Saturday, April 10, 2010

Space Access 2010 - Henry Spencer, on Realities Of Nanosat Launch: What Nanosats Are And What They Want From Launchers

Henry Spencer has done real work on real nanosats, small satellites.

Currently nanosats fly as secondary payloads.

Nanosats, what are they? One definition is a satellite from one to ten kilograms. But there is a lot of fuzzyness.

There are two classes. The first one might be called the student nanosats. There is a standard structure of a cube by 10 cm, weighing one kilogram. There is a goal to develop and launch in one semester. Henry says this is really too small to do much. About all you can do is create a solar powered radio. Great for students, not much else.

The second class is bigger sets of cubes. The standard box carries two rows of the cubes. Now people might try something the size of two cubes, three cubes, or even six. They are awkward form factors.

Henry worked on a cube of 20 cm. They have one paying customer with satellite in orbit. They went from contract signing to launch in seven months.

One problem is the box holding the nanosats are heavier than the nanosats. Commercial launchers want to protect their more expensive cargo from pieces of the nanosats.

The nanosats are not allowed to have appendages when being deployed. Deploying can be a problem.
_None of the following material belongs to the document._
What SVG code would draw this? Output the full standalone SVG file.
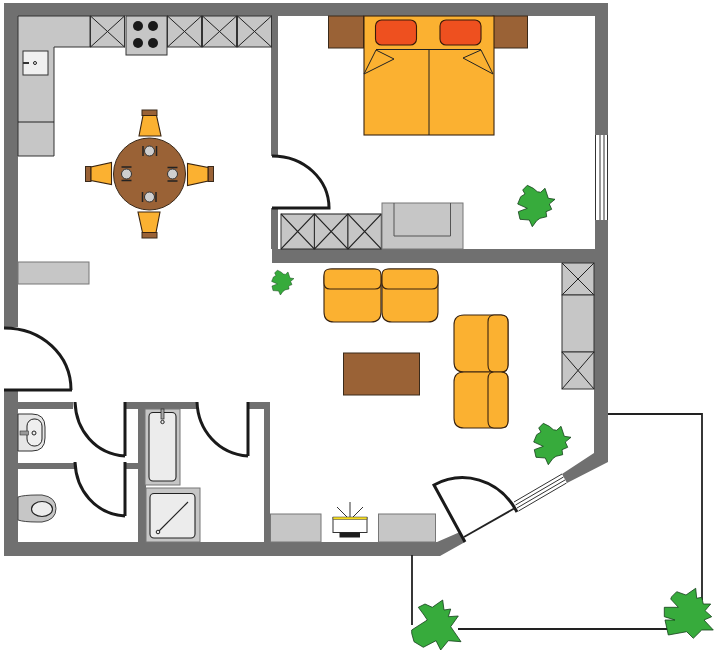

Some issues: What orbit? Student just want something in orbit. As a practical matter they want the satellite to pass over their home so they can communicate with it. Students generally want low orbits.

Nonasats are a hazard to other satellites, big enough to hurt. There is a push to keep the nanostats low so they’ll decay in the next couple decades and clear out.

Launchers won’t sell small amounts. You have to buy large bunch and sub divide.